Bandara-bandara di seluruh dunia semakin kreatif melawan ancaman burung kepada pesawat. Jika ada satu minggu saja, tidak ada insiden yang melibatkan burung, otoritas sebuah bandara akan berucap syukur. Dalam beberapa tahun terakhir, ancaman burung terus meningkat, dan mau tidak mau harus ada upaya untuk melenyapkannya.
Mungkin jika di Indonesia, langkah paling cepat adalah menembaki burung itu sampai habis. Atau meminta pedagang burung untuk menangkap mereka satu persatu. Tetapi di luar negeri, spesies ini sangat dilindungi meski bukan hewan langka. Membunuh burung di sekitar bandara bisa diprotes. Apalagi menyerahkan nasibnya ke pedagang burung, bisa-bisa LSM pelindung burung marah tak ada habisnya.

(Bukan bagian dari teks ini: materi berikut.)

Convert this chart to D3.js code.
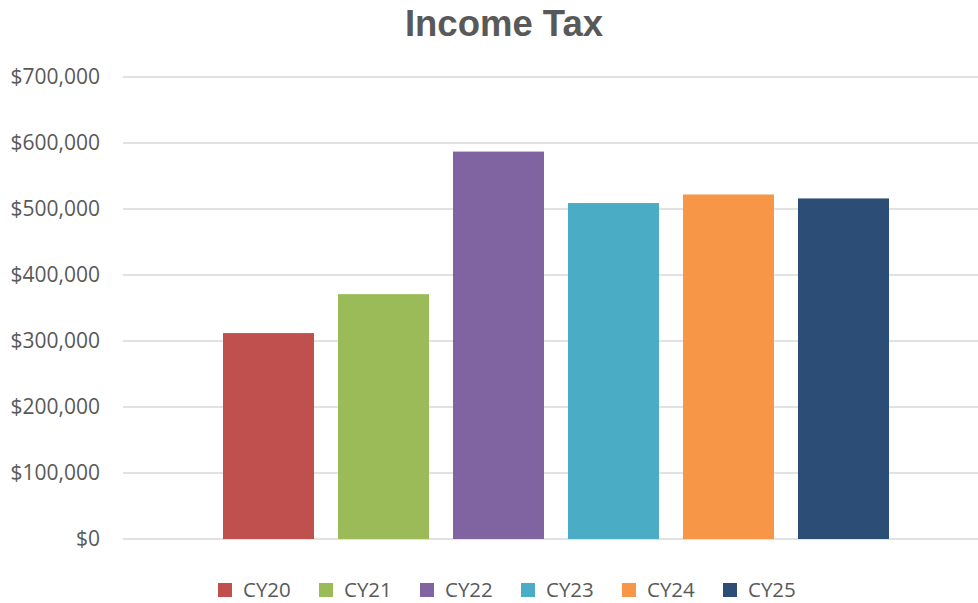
<!DOCTYPE html>
<html>
<head>
<meta charset="utf-8">
<script src="https://cdn.jsdelivr.net/npm/d3@7"></script>
<style>
  body { margin: 0; background: #fff; }
</style>
</head>
<body>
<div id="chart"></div>
<script>
// -------------------- DATA --------------------
const categories = ["CY20", "CY21", "CY22", "CY23", "CY24", "CY25"];
const values = [312000, 371000, 587000, 509000, 522000, 516000];
const colors = ["#C0504D", "#9BBB59", "#8064A2", "#4BACC6", "#F79646", "#2C4E76"];
const yTicks = [0, 100000, 200000, 300000, 400000, 500000, 600000, 700000];

// -------------------- CHART --------------------
const width = 978, height = 603;
const margin = { top: 77, right: 0, bottom: 64, left: 123 };
const fontFamily = "'Open Sans', 'DejaVu Sans', sans-serif";
const textColor = "#595959";

const svg = d3.select("#chart")
    .append("svg")
    .attr("width", width)
    .attr("height", height)
    .attr("viewBox", [0, 0, width, height]);

let y = d3.scaleLinear()
    .domain([0, 700000])
    .range([height - margin.bottom, margin.top]);

// bars sit in their own band range inside the plot area
let x = d3.scaleBand()
    .domain(categories)
    .range([211, 901])
    .paddingInner(24 / 115)
    .paddingOuter(12 / 115);

// title
svg.append("text")
    .attr("x", 504)
    .attr("y", 36)
    .attr("text-anchor", "middle")
    .attr("font-family", "'Liberation Sans', Arial, sans-serif")
    .attr("font-weight", "bold")
    .attr("font-size", 36.5)
    .attr("fill", textColor)
    .text("Income Tax");

// gridlines
svg.append("g")
    .selectAll("line")
    .data(yTicks)
    .join("line")
    .attr("x1", margin.left)
    .attr("x2", width - margin.right)
    .attr("y1", d => y(d))
    .attr("y2", d => y(d))
    .attr("stroke", "#d9d9d9")
    .attr("stroke-width", 1.5);

// y axis labels
let yAxis = g => g
    .attr("transform", `translate(${margin.left},0)`)
    .call(d3.axisLeft(y).tickValues(yTicks).tickFormat(d3.format("$,.0f")).tickSize(0).tickPadding(23))
    .call(g => g.select(".domain").remove());

svg.append("g")
    .call(yAxis)
    .call(g => g.selectAll("text")
        .attr("font-family", fontFamily)
        .attr("font-size", 21)
        .attr("fill", textColor));

// bars
svg.append("g")
    .selectAll("rect")
    .data(values)
    .join("rect")
    .attr("fill", (d, i) => colors[i])
    .attr("x", (d, i) => x(categories[i]))
    .attr("y", d => y(d))
    .attr("width", x.bandwidth())
    .attr("height", d => y(0) - y(d));

// legend
const legend = svg.append("g")
    .attr("transform", "translate(218,590)")
    .selectAll("g")
    .data(categories)
    .join("g")
    .attr("transform", (d, i) => `translate(${i * 101},0)`);

legend.append("rect")
    .attr("x", 0)
    .attr("y", -7)
    .attr("width", 14)
    .attr("height", 14)
    .attr("fill", (d, i) => colors[i]);

legend.append("text")
    .attr("x", 25)
    .attr("y", 0)
    .attr("dy", "0.35em")
    .attr("font-family", fontFamily)
    .attr("font-size", 20.5)
    .attr("fill", textColor)
    .text(d => d);
</script>
</body>
</html>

Mungkin masih ingat, beberapa bulan yang lalu sebuah pesawat Southwest Airlines harus mendarat darurat di Bandara Internasional Nashville, Tennessee setelah menabrak burung saat lepas landas. Kejadian serupa di Bandara O’Hare Chicago melibatkan penerbangan Alaska Airlines yang mendarat darurat di Oakland saat dalam perjalanan ke Honolulu. Belum lagi yang paling fenomenal, pesawat US Airways jatuh oleh angsa dan harus mendarat di sungai Hudson, New York pada 2009. Insiden ini  membuat pilot Chesley Sullenberger menjadi pahlawan internasional dalam semalam.

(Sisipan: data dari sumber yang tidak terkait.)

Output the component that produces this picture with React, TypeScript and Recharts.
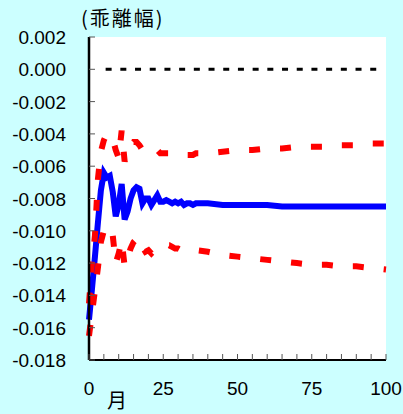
import React from 'react'
import { LineChart, Line, XAxis, YAxis, CartesianGrid, ReferenceLine } from 'recharts'

const MONTHS = [
  0, 1, 2, 3, 4, 5, 6, 7, 8, 9, 10, 11, 12, 13, 14, 15, 16, 17, 18, 19, 20,
  21, 22, 23, 24, 25, 26, 27, 28, 29, 30, 31, 32, 33, 34, 35, 36,
  40, 45, 50, 55, 60, 65, 70, 75, 80, 85, 90, 95, 100,
]

const RESPONSE = [
  -0.0155, -0.0136, -0.0116, -0.0095, -0.0075, -0.0064, -0.0067, -0.0066, -0.0076, -0.0091, -0.0084,
  -0.0071, -0.0093, -0.0088, -0.008, -0.0075, -0.0073, -0.0074, -0.0083, -0.008, -0.008,
  -0.0084, -0.0081, -0.0078, -0.0082, -0.0082, -0.0081, -0.0082, -0.0083, -0.0082, -0.0083,
  -0.0082, -0.0084, -0.0083, -0.0083, -0.0084, -0.0083,
  -0.0083, -0.0084, -0.0084, -0.0084, -0.0084, -0.0085, -0.0085, -0.0085, -0.0085, -0.0085, -0.0085, -0.0085, -0.0085,
]

const UPPER = [
  -0.0145, -0.012, -0.0103, -0.0068, -0.0051, -0.0044, -0.004, -0.0041, -0.0043, -0.005, -0.0055,
  -0.0038, -0.0057, -0.0051, -0.0047, -0.0045, -0.0045, -0.0047, -0.005, -0.0049, -0.005,
  -0.0051, -0.005, -0.005, -0.0052, -0.0052, -0.0052, -0.0052, -0.0053, -0.0053, -0.0053,
  -0.0053, -0.0053, -0.0053, -0.0053, -0.0053, -0.0052,
  -0.0052, -0.0051, -0.005, -0.005, -0.0049, -0.0049, -0.0048, -0.0048, -0.0048, -0.0047, -0.0047, -0.0046, -0.0046,
]

const LOWER = [
  -0.0165, -0.0151, -0.0137, -0.0123, -0.0107, -0.01, -0.0097, -0.0098, -0.0103, -0.012, -0.0114,
  -0.0106, -0.0122, -0.0117, -0.0111, -0.0107, -0.0105, -0.0104, -0.011, -0.0113, -0.0112,
  -0.0114, -0.0112, -0.011, -0.011, -0.011, -0.0109, -0.0109, -0.011, -0.0111, -0.0111,
  -0.0112, -0.0112, -0.0112, -0.0112, -0.0112, -0.0112,
  -0.0113, -0.0115, -0.0116, -0.0117, -0.0118, -0.0119, -0.012, -0.0121, -0.0121, -0.0122, -0.0122, -0.0123, -0.0124,
]

const X_TICKS = [0, 5, 10, 15, 20, 25, 30, 35, 40, 45, 50, 55, 60, 65, 70, 75, 80, 85, 90, 95, 100]
const X_LABELS = [0, 25, 50, 75, 100]
const Y_TICKS = [0.002, 0, -0.002, -0.004, -0.006, -0.008, -0.01, -0.012, -0.014, -0.016, -0.018]

const ZERO_FROM = 5.6
const ZERO_TO = 98

const data = MONTHS.map((m, i) => ({
  month: m,
  response: RESPONSE[i],
  upper: UPPER[i],
  lower: LOWER[i],
}))

const W = 403
const H = 414
const PLOT_LEFT = 89
const PLOT_BOTTOM = 360
const NUM_FONT = '"Liberation Sans", Arial, sans-serif'
const JP_FONT = '"Noto Sans CJK JP", sans-serif'

const XTick = ({ x, payload }: any) => (
  <g>
    <line x1={x} x2={x} y1={PLOT_BOTTOM} y2={PLOT_BOTTOM - 6} stroke="#555" strokeWidth={1} />
    {X_LABELS.includes(payload.value) && (
      <text x={x} y={395} textAnchor="middle" fontSize={19} fontFamily={NUM_FONT} fill="#000">
        {payload.value}
      </text>
    )}
  </g>
)

const YTick = ({ y, payload }: any) => (
  <g>
    <line x1={PLOT_LEFT} x2={PLOT_LEFT + 6} y1={y} y2={y} stroke="#555" strokeWidth={1} />
    <text x={66} y={y + 7} textAnchor="end" fontSize={19} fontFamily={NUM_FONT} fill="#000">
      {payload.value.toFixed(3)}
    </text>
  </g>
)

export default function App() {
  return (
    <div style={{ position: 'absolute', left: 0, top: 0, width: W, height: H, background: '#ccffff', overflow: 'hidden' }}>
      <LineChart width={W} height={H} data={data} margin={{ top: 37, right: 17, bottom: 0, left: 0 }}>
        <CartesianGrid horizontal={false} vertical={false} fill="#ffffff" />
        <XAxis
          dataKey="month"
          type="number"
          domain={[0, 100]}
          ticks={X_TICKS}
          interval={0}
          tick={<XTick />}
          tickLine={false}
          axisLine={{ stroke: '#000', strokeWidth: 2 }}
          height={54}
        />
        <XAxis xAxisId="top" orientation="top" type="number" domain={[0, 100]} height={0} tick={false} tickLine={false} axisLine={{ stroke: '#555', strokeWidth: 1 }} />
        <YAxis
          type="number"
          domain={[-0.018, 0.002]}
          ticks={Y_TICKS}
          interval={0}
          tick={<YTick />}
          tickLine={false}
          axisLine={{ stroke: '#000', strokeWidth: 2.5 }}
          width={89}
        />
        <YAxis yAxisId="right" orientation="right" type="number" domain={[-0.018, 0.002]} width={0} tick={false} tickLine={false} axisLine={{ stroke: '#333', strokeWidth: 2 }} />
        <ReferenceLine
          segment={[{ x: ZERO_FROM, y: 0 }, { x: ZERO_TO, y: 0 }]}
          stroke="#000"
          strokeWidth={3}
          strokeDasharray="6 8.7"
        />
        <Line type="linear" dataKey="response" stroke="#0000ff" strokeWidth={6} dot={false} activeDot={false} isAnimationActive={false} />
        <Line type="linear" dataKey="upper" stroke="#ff0000" strokeWidth={6} strokeDasharray="11 20" dot={false} activeDot={false} isAnimationActive={false} />
        <Line type="linear" dataKey="lower" stroke="#ff0000" strokeWidth={6} strokeDasharray="11 20" dot={false} activeDot={false} isAnimationActive={false} />
      </LineChart>
      <div style={{ position: 'absolute', left: 81, top: 8, fontSize: 20, lineHeight: '20px', letterSpacing: 2, fontFamily: JP_FONT, color: '#000', whiteSpace: 'nowrap' }}>
        (乖離幅)
      </div>
      <div style={{ position: 'absolute', left: 107, top: 390, fontSize: 20, lineHeight: '20px', fontFamily: JP_FONT, color: '#000' }}>
        月
      </div>
    </div>
  )
}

Menurut laporan Federal Aviation Administration (FAA), jumlah tabrakan pesawat dan burung telah meningkat hampir enam kali lipat sejak 1990 menjadi 10.343 pada tahun 2012.
Belakangan memag populasi burung melonjak, misalnya ada dua kali lipat lebih banyak angsa Kanada di Amerika Utara sekarang dibanding tahun 1990-an. Dan banyak burung melihat bandara sebagai habitat yang menarik. Bandara selalu luas, penuh rumput yang memicu kedatangan belalang sebagai makanan burung. Bandara dan sekitarnya juga kawasan yang cukup aman karena dijaga. Interaksi burung dengan manusia menjadi minimal dan mereka berkembangbiang dengan aman. Jadi, mau bagaimana lagi.
Bagaimana sebenarnya tabrakan burung ini bagi seorang pilot?
Charlie Hilbrant seorang pengajar sekolah pilot di Chicago pernah mengalami sendiri, bagaimana seekor burung menabrak pesawatnya. Tumbukan keras itu menghancurkan kaca depan dan memaksanya mengembalikan pesawat jetnya kembali ke Bandara O’Hare. Meski pecah, kaca tetap berada dalam bentuknya karena dilindungi lapisan khusus. Jadi, proses kembali ke bandara itu bukan berarti pesawat kehilangan kaca depannya. Tetapi karena pecah membentuk garis-garis dampak benturan, pilot tidak bisa melihat jelas ke depan. Selain itu, jika dibiarkan lama, kaca itu mungkin tidak akan mampu bertahan.
Hilbrant menggambarkan kejadian itu dengan mengibaratkan seperti sebuah bola golf yang menabrak kaca depan mobil kita. Siapapun yang berada di belakang kemudi akan terkejut. Ini adalah dampak pertama kali, dan kemudian akan muncul ketakutan karena peristiwa itu bisa memicu insiden lain. “Adrenalin terasa lebih cepat, tetapi Anda harus membuat keputusan untuk mengatasinya. Di sekolah pilot kami selalu memberitahu siswa untuk bersikap tenang, memastikan navigasi dan mengkomunikasikan kejadian itu, kemudian kita harus mencari tahu ke mana harus pergi dan memberi tahu menara control apa yang perlu Anda lakukan,” kata Hilbrant.